> Exercise details
All of the data that follows should be retyped exactly, please, except the pictures.

> Data segment
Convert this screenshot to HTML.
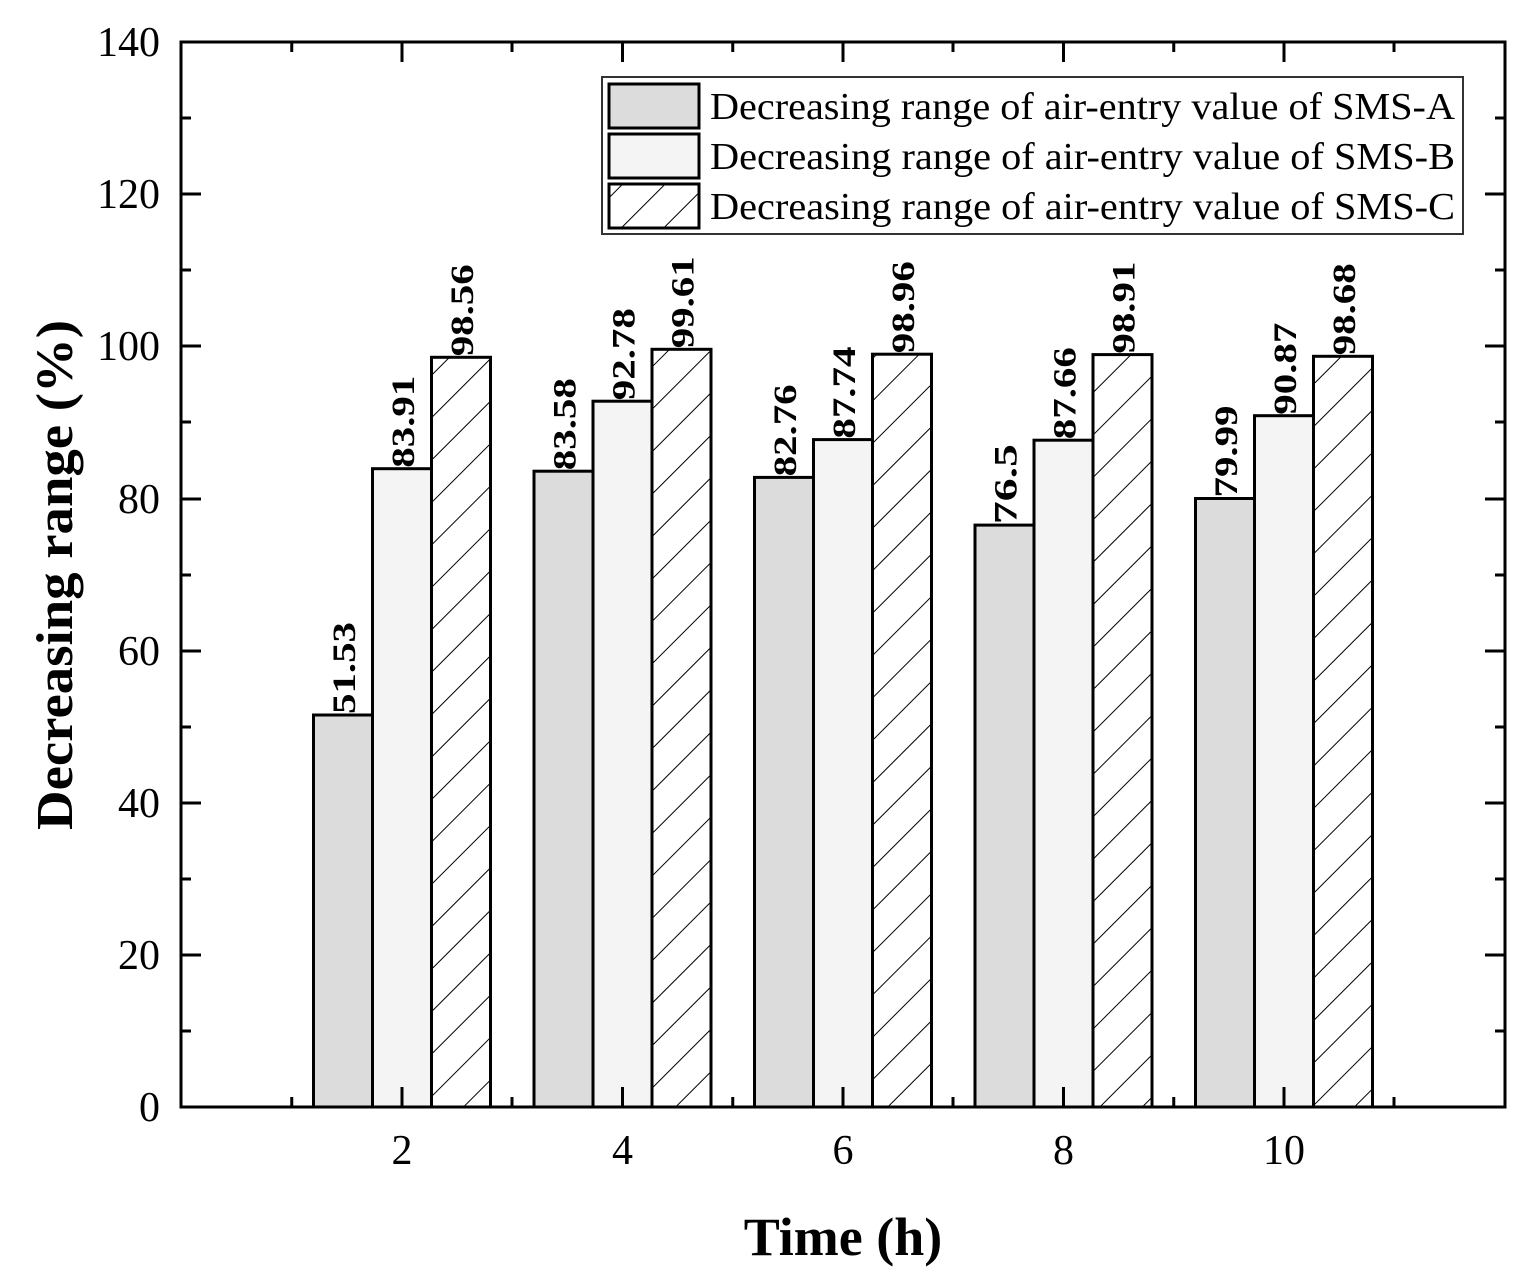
<!DOCTYPE html>
<html><head><meta charset="utf-8"><style>body{margin:0;background:#fff}svg{display:block}</style></head>
<body>
<svg width="1525" height="1288" viewBox="0 0 1525 1288" xmlns="http://www.w3.org/2000/svg" font-family="'Liberation Serif',serif">
<defs>
<pattern id="h" patternUnits="userSpaceOnUse" width="30" height="30" patternTransform="rotate(45)">
<rect width="30" height="30" fill="#fff"/><line x1="0" y1="0" x2="0" y2="30" stroke="#000" stroke-width="2"/></pattern>
</defs>
<g stroke="#000" stroke-width="3">
<rect x="313.5" y="715" width="59" height="392" fill="#dcdcdc"/>
<rect x="372.5" y="468.7" width="59" height="638.3" fill="#f4f4f4"/>
<rect x="431.5" y="357.3" width="59" height="749.7" fill="url(#h)"/>
<rect x="534" y="471.2" width="59" height="635.8" fill="#dcdcdc"/>
<rect x="593" y="401.2" width="59" height="705.8" fill="#f4f4f4"/>
<rect x="652" y="349.3" width="59" height="757.7" fill="url(#h)"/>
<rect x="754.5" y="477.4" width="59" height="629.6" fill="#dcdcdc"/>
<rect x="813.5" y="439.6" width="59" height="667.4" fill="#f4f4f4"/>
<rect x="872.5" y="354.2" width="59" height="752.8" fill="url(#h)"/>
<rect x="975" y="525.1" width="59" height="581.9" fill="#dcdcdc"/>
<rect x="1034" y="440.2" width="59" height="666.8" fill="#f4f4f4"/>
<rect x="1093" y="354.6" width="59" height="752.4" fill="url(#h)"/>
<rect x="1195.5" y="498.5" width="59" height="608.5" fill="#dcdcdc"/>
<rect x="1254.5" y="415.7" width="59" height="691.3" fill="#f4f4f4"/>
<rect x="1313.5" y="356.3" width="59" height="750.7" fill="url(#h)"/>
</g>
<g font-size="33" font-weight="bold" fill="#000">
<text transform="translate(355,714) rotate(-90)" textLength="92" lengthAdjust="spacingAndGlyphs">51.53</text>
<text transform="translate(414,467.7) rotate(-90)" textLength="92" lengthAdjust="spacingAndGlyphs">83.91</text>
<text transform="translate(473,356.3) rotate(-90)" textLength="92" lengthAdjust="spacingAndGlyphs">98.56</text>
<text transform="translate(575.5,470.2) rotate(-90)" textLength="92" lengthAdjust="spacingAndGlyphs">83.58</text>
<text transform="translate(634.5,400.2) rotate(-90)" textLength="92" lengthAdjust="spacingAndGlyphs">92.78</text>
<text transform="translate(693.5,348.3) rotate(-90)" textLength="92" lengthAdjust="spacingAndGlyphs">99.61</text>
<text transform="translate(796,476.4) rotate(-90)" textLength="92" lengthAdjust="spacingAndGlyphs">82.76</text>
<text transform="translate(855,438.6) rotate(-90)" textLength="92" lengthAdjust="spacingAndGlyphs">87.74</text>
<text transform="translate(914,353.2) rotate(-90)" textLength="92" lengthAdjust="spacingAndGlyphs">98.96</text>
<text transform="translate(1016.5,524.1) rotate(-90)" textLength="80" lengthAdjust="spacingAndGlyphs">76.5</text>
<text transform="translate(1075.5,439.2) rotate(-90)" textLength="92" lengthAdjust="spacingAndGlyphs">87.66</text>
<text transform="translate(1134.5,353.6) rotate(-90)" textLength="92" lengthAdjust="spacingAndGlyphs">98.91</text>
<text transform="translate(1237,497.5) rotate(-90)" textLength="92" lengthAdjust="spacingAndGlyphs">79.99</text>
<text transform="translate(1296,414.7) rotate(-90)" textLength="92" lengthAdjust="spacingAndGlyphs">90.87</text>
<text transform="translate(1355,355.3) rotate(-90)" textLength="92" lengthAdjust="spacingAndGlyphs">98.68</text>
</g>
<rect x="181" y="42" width="1324" height="1065" fill="none" stroke="#000" stroke-width="3"/>
<g stroke="#000" stroke-width="3">
<path d="M181 1107h20M181 955h20M181 803h20M181 651h20M181 499h20M181 346h20M181 194h20M181 42h20
M181 1031h10M181 879h10M181 727h10M181 575h10M181 422h10M181 270h10M181 118h10
M1505 1107h-20M1505 955h-20M1505 803h-20M1505 651h-20M1505 499h-20M1505 346h-20M1505 194h-20
M1505 1031h-10M1505 879h-10M1505 727h-10M1505 575h-10M1505 422h-10M1505 270h-10M1505 118h-10
M402 1107v-20M622.5 1107v-20M843 1107v-20M1063.5 1107v-20M1284 1107v-20
M291.75 1107v-10M512 1107v-10M732.75 1107v-10M953 1107v-10M1173.75 1107v-10M1394 1107v-10
M402 42v20M622.5 42v20M843 42v20M1063.5 42v20M1284 42v20
M291.75 42v10M512 42v10M732.75 42v10M953 42v10M1173.75 42v10M1394 42v10"/>
</g>
<g font-size="42" text-anchor="end">
<text x="160" y="1121">0</text><text x="160" y="969">20</text><text x="160" y="817">40</text>
<text x="160" y="665">60</text><text x="160" y="513">80</text><text x="160" y="360">100</text>
<text x="160" y="208">120</text><text x="160" y="56">140</text>
</g>
<g font-size="42" text-anchor="middle">
<text x="402" y="1164">2</text><text x="622.5" y="1164">4</text><text x="843" y="1164">6</text>
<text x="1063.5" y="1164">8</text><text x="1284" y="1164">10</text>
</g>
<text x="843" y="1255" font-size="54" font-weight="bold" text-anchor="middle">Time (h)</text>
<text transform="translate(72,575) rotate(-90)" font-size="52" font-weight="bold" text-anchor="middle" textLength="510" lengthAdjust="spacingAndGlyphs">Decreasing range (%)</text>
<rect x="602" y="77" width="861" height="157" fill="#fff" stroke="#333" stroke-width="2"/>
<g stroke="#000" stroke-width="3">
<rect x="609" y="84" width="90" height="44" fill="#dcdcdc"/>
<rect x="609" y="134" width="90" height="44" fill="#f4f4f4"/>
<rect x="609" y="184" width="90" height="44" fill="url(#h)"/>
</g>
<g font-size="38">
<text x="710" y="119" textLength="745" lengthAdjust="spacingAndGlyphs">Decreasing range of air-entry value of SMS-A</text>
<text x="710" y="169" textLength="745" lengthAdjust="spacingAndGlyphs">Decreasing range of air-entry value of SMS-B</text>
<text x="710" y="219" textLength="745" lengthAdjust="spacingAndGlyphs">Decreasing range of air-entry value of SMS-C</text>
</g>
</svg>
</body></html>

> Correct response
Convert this screenshot to HTML.
<!DOCTYPE html>
<html><head><meta charset="utf-8"><style>body{margin:0;background:#fff}svg{display:block}</style></head>
<body>
<svg width="1525" height="1288" viewBox="0 0 1525 1288" xmlns="http://www.w3.org/2000/svg" font-family="'Liberation Serif',serif">
<defs>
<pattern id="h" patternUnits="userSpaceOnUse" width="30" height="30" patternTransform="rotate(45)">
<rect width="30" height="30" fill="#fff"/><line x1="0" y1="0" x2="0" y2="30" stroke="#000" stroke-width="2"/></pattern>
</defs>
<g stroke="#000" stroke-width="3">
<rect x="313.5" y="715" width="59" height="392" fill="#dcdcdc"/>
<rect x="372.5" y="468.7" width="59" height="638.3" fill="#f4f4f4"/>
<rect x="431.5" y="357.3" width="59" height="749.7" fill="url(#h)"/>
<rect x="534" y="471.2" width="59" height="635.8" fill="#dcdcdc"/>
<rect x="593" y="401.2" width="59" height="705.8" fill="#f4f4f4"/>
<rect x="652" y="349.3" width="59" height="757.7" fill="url(#h)"/>
<rect x="754.5" y="477.4" width="59" height="629.6" fill="#dcdcdc"/>
<rect x="813.5" y="439.6" width="59" height="667.4" fill="#f4f4f4"/>
<rect x="872.5" y="354.2" width="59" height="752.8" fill="url(#h)"/>
<rect x="975" y="525.1" width="59" height="581.9" fill="#dcdcdc"/>
<rect x="1034" y="440.2" width="59" height="666.8" fill="#f4f4f4"/>
<rect x="1093" y="354.6" width="59" height="752.4" fill="url(#h)"/>
<rect x="1195.5" y="498.5" width="59" height="608.5" fill="#dcdcdc"/>
<rect x="1254.5" y="415.7" width="59" height="691.3" fill="#f4f4f4"/>
<rect x="1313.5" y="356.3" width="59" height="750.7" fill="url(#h)"/>
</g>
<g font-size="33" font-weight="bold" fill="#000">
<text transform="translate(355,714) rotate(-90)" textLength="92" lengthAdjust="spacingAndGlyphs">51.53</text>
<text transform="translate(414,467.7) rotate(-90)" textLength="92" lengthAdjust="spacingAndGlyphs">83.91</text>
<text transform="translate(473,356.3) rotate(-90)" textLength="92" lengthAdjust="spacingAndGlyphs">98.56</text>
<text transform="translate(575.5,470.2) rotate(-90)" textLength="92" lengthAdjust="spacingAndGlyphs">83.58</text>
<text transform="translate(634.5,400.2) rotate(-90)" textLength="92" lengthAdjust="spacingAndGlyphs">92.78</text>
<text transform="translate(693.5,348.3) rotate(-90)" textLength="92" lengthAdjust="spacingAndGlyphs">99.61</text>
<text transform="translate(796,476.4) rotate(-90)" textLength="92" lengthAdjust="spacingAndGlyphs">82.76</text>
<text transform="translate(855,438.6) rotate(-90)" textLength="92" lengthAdjust="spacingAndGlyphs">87.74</text>
<text transform="translate(914,353.2) rotate(-90)" textLength="92" lengthAdjust="spacingAndGlyphs">98.96</text>
<text transform="translate(1016.5,524.1) rotate(-90)" textLength="80" lengthAdjust="spacingAndGlyphs">76.5</text>
<text transform="translate(1075.5,439.2) rotate(-90)" textLength="92" lengthAdjust="spacingAndGlyphs">87.66</text>
<text transform="translate(1134.5,353.6) rotate(-90)" textLength="92" lengthAdjust="spacingAndGlyphs">98.91</text>
<text transform="translate(1237,497.5) rotate(-90)" textLength="92" lengthAdjust="spacingAndGlyphs">79.99</text>
<text transform="translate(1296,414.7) rotate(-90)" textLength="92" lengthAdjust="spacingAndGlyphs">90.87</text>
<text transform="translate(1355,355.3) rotate(-90)" textLength="92" lengthAdjust="spacingAndGlyphs">98.68</text>
</g>
<rect x="181" y="42" width="1324" height="1065" fill="none" stroke="#000" stroke-width="3"/>
<g stroke="#000" stroke-width="3">
<path d="M181 1107h20M181 955h20M181 803h20M181 651h20M181 499h20M181 346h20M181 194h20M181 42h20
M181 1031h10M181 879h10M181 727h10M181 575h10M181 422h10M181 270h10M181 118h10
M1505 1107h-20M1505 955h-20M1505 803h-20M1505 651h-20M1505 499h-20M1505 346h-20M1505 194h-20
M1505 1031h-10M1505 879h-10M1505 727h-10M1505 575h-10M1505 422h-10M1505 270h-10M1505 118h-10
M402 1107v-20M622.5 1107v-20M843 1107v-20M1063.5 1107v-20M1284 1107v-20
M291.75 1107v-10M512 1107v-10M732.75 1107v-10M953 1107v-10M1173.75 1107v-10M1394 1107v-10
M402 42v20M622.5 42v20M843 42v20M1063.5 42v20M1284 42v20
M291.75 42v10M512 42v10M732.75 42v10M953 42v10M1173.75 42v10M1394 42v10"/>
</g>
<g font-size="42" text-anchor="end">
<text x="160" y="1121">0</text><text x="160" y="969">20</text><text x="160" y="817">40</text>
<text x="160" y="665">60</text><text x="160" y="513">80</text><text x="160" y="360">100</text>
<text x="160" y="208">120</text><text x="160" y="56">140</text>
</g>
<g font-size="42" text-anchor="middle">
<text x="402" y="1164">2</text><text x="622.5" y="1164">4</text><text x="843" y="1164">6</text>
<text x="1063.5" y="1164">8</text><text x="1284" y="1164">10</text>
</g>
<text x="843" y="1255" font-size="54" font-weight="bold" text-anchor="middle">Time (h)</text>
<text transform="translate(72,575) rotate(-90)" font-size="52" font-weight="bold" text-anchor="middle" textLength="510" lengthAdjust="spacingAndGlyphs">Decreasing range (%)</text>
<rect x="602" y="77" width="861" height="157" fill="#fff" stroke="#333" stroke-width="2"/>
<g stroke="#000" stroke-width="3">
<rect x="609" y="84" width="90" height="44" fill="#dcdcdc"/>
<rect x="609" y="134" width="90" height="44" fill="#f4f4f4"/>
<rect x="609" y="184" width="90" height="44" fill="url(#h)"/>
</g>
<g font-size="38">
<text x="710" y="119" textLength="745" lengthAdjust="spacingAndGlyphs">Decreasing range of air-entry value of SMS-A</text>
<text x="710" y="169" textLength="745" lengthAdjust="spacingAndGlyphs">Decreasing range of air-entry value of SMS-B</text>
<text x="710" y="219" textLength="745" lengthAdjust="spacingAndGlyphs">Decreasing range of air-entry value of SMS-C</text>
</g>
</svg>
</body></html>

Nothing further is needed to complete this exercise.